“Undoubtedly the man who possesses capital has a great advantage over the man who has no capital, in all the struggle for existence.
This does not mean one man has an advantage against the other, but that, when they are rivals in the effort to get the means of subsistence from Nature, the one who has capital has immeasurable advantages over the other. If were not so capital would not be formed. Capital is only formed by self-denial….
The first accumulation costs by far the most, and the rate of increase by profits at first seems pitiful. Its first accumulation is slow, but as it proceeds the accumulation becomes rapid in a high ratio, and the element of self-denial declines.

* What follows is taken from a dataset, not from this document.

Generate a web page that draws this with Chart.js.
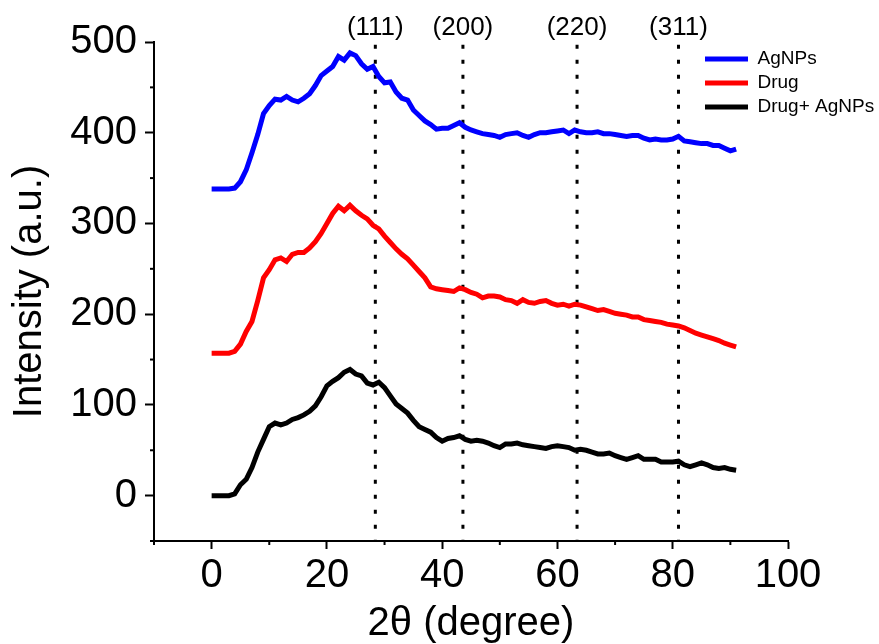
<!DOCTYPE html>
<html>
<head>
<meta charset="utf-8">
<script src="https://cdn.jsdelivr.net/npm/chart.js@4.4.1/dist/chart.umd.min.js"></script>
<style>
  body { margin: 0; background: #fff; }
  #wrap { width: 879px; height: 644px; }
</style>
</head>
<body>
<div id="wrap"><canvas id="xrdChart"></canvas></div>
<script>
// 2theta (degree), shared by the three patterns
const twoTheta = [0, 1, 2, 3, 4, 5, 6, 7, 8, 9, 10, 11, 12, 13, 14, 15, 16, 17, 18, 19,
  20, 21, 22, 23, 24, 25, 26, 27, 28, 29, 30, 31, 32, 33, 34, 35, 36, 37, 38, 39,
  40, 41, 42, 43, 44, 45, 46, 47, 48, 49, 50, 51, 52, 53, 54, 55, 56, 57, 58, 59,
  60, 61, 62, 63, 64, 65, 66, 67, 68, 69, 70, 71, 72, 73, 74, 75, 76, 77, 78, 79,
  80, 81, 82, 83, 84, 85, 86, 87, 88, 89, 90, 91];

// intensities (a.u., already offset like the original)
const agnps = [338, 338, 338, 338, 339, 346, 359, 378, 398, 421, 430, 437, 436, 440, 436, 434, 438, 443, 452, 463,
  468, 473, 484, 480, 488, 485, 476, 470, 473, 462, 455, 456, 445, 438, 436, 425, 419, 413, 409, 404,
  405, 405, 408, 411, 406, 403, 401, 399, 398, 397, 395, 398, 399, 400, 397, 395, 398, 400, 400, 401,
  402, 403, 399, 403, 401, 400, 400, 401, 399, 399, 398, 397, 396, 397, 397, 394, 392, 393, 392, 392,
  393, 396, 391, 390, 389, 388, 388, 386, 386, 383, 380, 382];

const drug = [157, 157, 157, 157, 159, 167, 181, 192, 215, 240, 249, 260, 262, 258, 266, 268, 268, 273, 280, 289,
  300, 311, 319, 314, 320, 314, 309, 305, 298, 294, 286, 279, 272, 266, 261, 254, 247, 240, 230, 228,
  227, 226, 225, 229, 227, 224, 222, 218, 220, 220, 219, 216, 215, 212, 216, 213, 212, 214, 215, 212,
  210, 211, 209, 211, 210, 208, 206, 204, 205, 203, 201, 200, 199, 197, 197, 194, 193, 192, 191, 189,
  188, 187, 185, 182, 179, 177, 175, 173, 171, 168, 166, 164];

const drugAgnps = [0, 0, 0, 0, 2, 12, 18, 31, 48, 62, 76, 80, 78, 80, 84, 86, 89, 93, 99, 109,
  121, 126, 130, 136, 139, 134, 132, 124, 122, 125, 119, 110, 101, 96, 91, 83, 76, 73, 70, 64,
  60, 63, 64, 66, 62, 60, 61, 60, 58, 55, 53, 57, 57, 58, 56, 55, 54, 53, 52, 54,
  55, 54, 53, 50, 51, 50, 48, 46, 46, 47, 44, 42, 40, 42, 44, 40, 40, 40, 37, 37,
  37, 38, 34, 32, 34, 36, 34, 31, 30, 31, 29, 28];

// Ag reflections marked with dotted lines
const peakNames = ['(111)', '(200)', '(220)', '(311)'];
const peakPos = [28.4, 43.6, 63.4, 81.0];

const seriesNames = ['AgNPs', 'Drug', 'Drug+ AgNPs'];
const seriesColors = ['#0000ff', '#ff0000', '#000000'];
const seriesData = [agnps, drug, drugAgnps];

const FONT = 'Arial, "Liberation Sans", sans-serif';
Chart.defaults.color = '#000';
Chart.defaults.font.family = FONT;

const datasets = seriesData.map((vals, i) => ({
  label: seriesNames[i],
  data: twoTheta.map((t, k) => ({ x: t, y: vals[k] })),
  borderColor: seriesColors[i],
  backgroundColor: seriesColors[i],
  borderWidth: 5,
  pointRadius: 0,
  tension: 0
}));

peakPos.forEach(p => {
  datasets.push({
    label: 'peak',
    data: [{ x: p, y: 497 }, { x: p, y: -50 }],
    borderColor: '#000',
    borderWidth: 3,
    borderDash: [4, 11],
    pointRadius: 0
  });
});

// minor ticks, peak labels and legend placement
const extras = {
  id: 'extras',
  afterUpdate(chart) {
    const lg = chart.legend;
    lg.left = 700;
    lg.top = 44.5;
    lg.right = 879;
    lg.bottom = 300;
  },
  afterDraw(chart) {
    const ctx = chart.ctx;
    const xs = chart.scales.x, ys = chart.scales.y;
    const area = chart.chartArea;
    ctx.save();
    ctx.strokeStyle = '#000';
    ctx.lineWidth = 2;
    xs.ticks.forEach(t => {
      if (t.value % 20 !== 0) {
        const px = xs.getPixelForValue(t.value);
        ctx.beginPath();
        ctx.moveTo(px, area.bottom);
        ctx.lineTo(px, area.bottom + 4);
        ctx.stroke();
      }
    });
    ys.ticks.forEach(t => {
      if (t.value % 100 !== 0) {
        const py = ys.getPixelForValue(t.value);
        ctx.beginPath();
        ctx.moveTo(area.left, py);
        ctx.lineTo(area.left - 4, py);
        ctx.stroke();
      }
    });
    ctx.fillStyle = '#000';
    ctx.font = '26px ' + FONT;
    ctx.textAlign = 'center';
    ctx.textBaseline = 'alphabetic';
    peakPos.forEach((p, i) => {
      ctx.fillText(peakNames[i], xs.getPixelForValue(p), 35);
    });
    ctx.restore();
  }
};

const ctx = document.getElementById('xrdChart').getContext('2d');
new Chart(ctx, {
  type: 'line',
  data: { datasets: datasets },
  plugins: [extras],
  options: {
    responsive: true,
    maintainAspectRatio: false,
    animation: false,
    layout: { padding: { left: 10, right: 91, top: 42, bottom: 0 } },
    plugins: {
      tooltip: { enabled: false },
      legend: {
        position: 'chartArea',
        align: 'start',
        labels: {
          usePointStyle: true,
          pointStyle: 'line',
          pointStyleWidth: 43,
          padding: 5,
          font: { size: 19 },
          filter: item => item.datasetIndex < 3
        }
      }
    },
    scales: {
      x: {
        type: 'linear',
        min: -10,
        max: 100,
        afterFit: s => { s.height = 103; },
        ticks: {
          stepSize: 10,
          autoSkip: false,
          maxRotation: 0,
          padding: 3,
          font: { size: 40 },
          callback: v => (v % 20 === 0 ? v : '')
        },
        grid: {
          drawOnChartArea: false,
          tickLength: 8,
          tickWidth: 2,
          tickColor: c => (c.tick && c.tick.value % 20 === 0 ? '#000' : 'rgba(0,0,0,0)')
        },
        border: { color: '#000', width: 2 },
        title: {
          display: true,
          text: '2\u03b8 (degree)',
          font: { size: 40, lineHeight: 1 },
          padding: { top: 0, bottom: 0 }
        }
      },
      y: {
        min: -50,
        max: 500,
        afterFit: s => { s.width = 144; },
        ticks: {
          stepSize: 50,
          autoSkip: false,
          padding: 8,
          font: { size: 40 },
          callback: v => (v % 100 === 0 ? v : '')
        },
        grid: {
          drawOnChartArea: false,
          tickLength: 9,
          tickWidth: 2,
          tickColor: c => (c.tick && c.tick.value % 100 === 0 ? '#000' : 'rgba(0,0,0,0)')
        },
        border: { color: '#000', width: 2 },
        title: {
          display: true,
          text: 'Intensity (a.u.)',
          font: { size: 40, lineHeight: 1 },
          padding: { top: 0, bottom: 0 }
        }
      }
    }
  }
});
</script>
</body>
</html>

Hence it appears that the man who has his self-denial before him, however good may be his intention, cannot be as the man who has his self-denial behind him. Some seem to think that this is very unjust, but they get their notions of justice from some occult source of inspiration, not from observing the facts of the world as it has been made and exists.
The maxim, or injunction, to which a study of capital leads us is, get capital.

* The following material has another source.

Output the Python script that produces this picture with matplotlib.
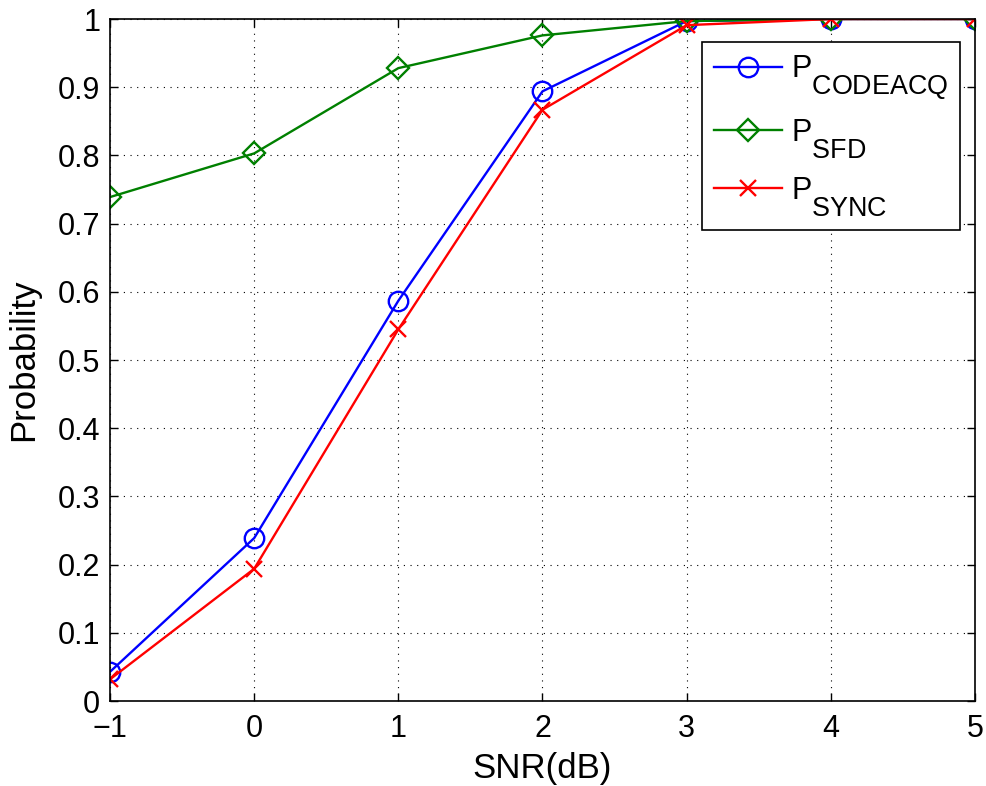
import numpy as np
import matplotlib.pyplot as plt
import matplotlib._mathtext as mt

plt.rcParams['font.family'] = ['Liberation Sans', 'DejaVu Sans']
plt.rcParams['mathtext.fontset'] = 'custom'
plt.rcParams['mathtext.rm'] = 'Liberation Sans'
# MATLAB-style subscripts: barely smaller than the base text and set lower
mt.SHRINK_FACTOR = 0.88
mt.FontConstantsBase.sub1 = 1.0
mt.FontConstantsBase.sub2 = 1.0

# data
snr = [-1, 0, 1, 2, 3, 4, 5]
p_codeacq = [0.043, 0.239, 0.587, 0.894, 0.997, 1.0, 1.0]
p_sfd = [0.739, 0.803, 0.928, 0.976, 0.997, 1.0, 1.0]
p_sync = [0.032, 0.194, 0.545, 0.867, 0.991, 1.0, 1.0]

fig = plt.figure(figsize=(9.86, 7.86), dpi=100)
ax = fig.add_axes([0.1116, 0.108, 0.8772, 0.8678])

ax.plot(snr, p_codeacq, color='#0000ff', lw=1.7, marker='o', ms=14,
        mfc='none', mew=1.7, label=r'$\mathregular{P_{CODEACQ}}$')
ax.plot(snr, p_sfd, color='#008000', lw=1.7, marker='D', ms=11,
        mfc='none', mew=1.7, label=r'$\mathregular{P_{SFD}}$')
ax.plot(snr, p_sync, color='#ff0000', lw=1.7, marker='x', ms=12,
        mew=1.7, label=r'$\mathregular{P_{SYNC}}$')

ax.set_xlim(-1, 5)
ax.set_ylim(0, 1)
ax.set_xticks(snr)
ax.set_xticklabels(['\u22121', '0', '1', '2', '3', '4', '5'])
ax.set_yticks(np.arange(0, 1.01, 0.1))
ax.set_yticklabels(['0', '0.1', '0.2', '0.3', '0.4', '0.5', '0.6', '0.7', '0.8', '0.9', '1'])
ax.tick_params(direction='in', length=6, width=1, labelsize=22,
               top=True, right=True)
ax.tick_params(axis='x', pad=9)
ax.tick_params(axis='y', pad=7)
ax.grid(True, color='black', linestyle=(0, (1, 5)), linewidth=0.8)
for s in ax.spines.values():
    s.set_linewidth(1.2)

ax.set_xlabel('SNR(dB)', fontsize=25, labelpad=6)
ax.set_ylabel('Probability', fontsize=25, labelpad=13)

leg = ax.legend(loc='upper right', bbox_to_anchor=(0.983, 0.967), fontsize=22,
                fancybox=False, edgecolor='black', framealpha=1,
                handlelength=2.2, borderpad=0.4, labelspacing=0.5,
                handletextpad=0.3, borderaxespad=0)
leg.get_frame().set_linewidth(1.2)

fig.savefig('out.png', dpi=100)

That it [capital] requires energy, courage, perseverance, and prudence is not to be denied. Any one who believes that any good thing on this earth can be got without those virtues may believe in the philosopher’s stone or the fountain of youth. If there were any Utopia its inhabitants would certainly be very insipid and characterless“.
- William Graham Sumner, 1883, What Social Classes Owe to Each Other, pages 49 and 50.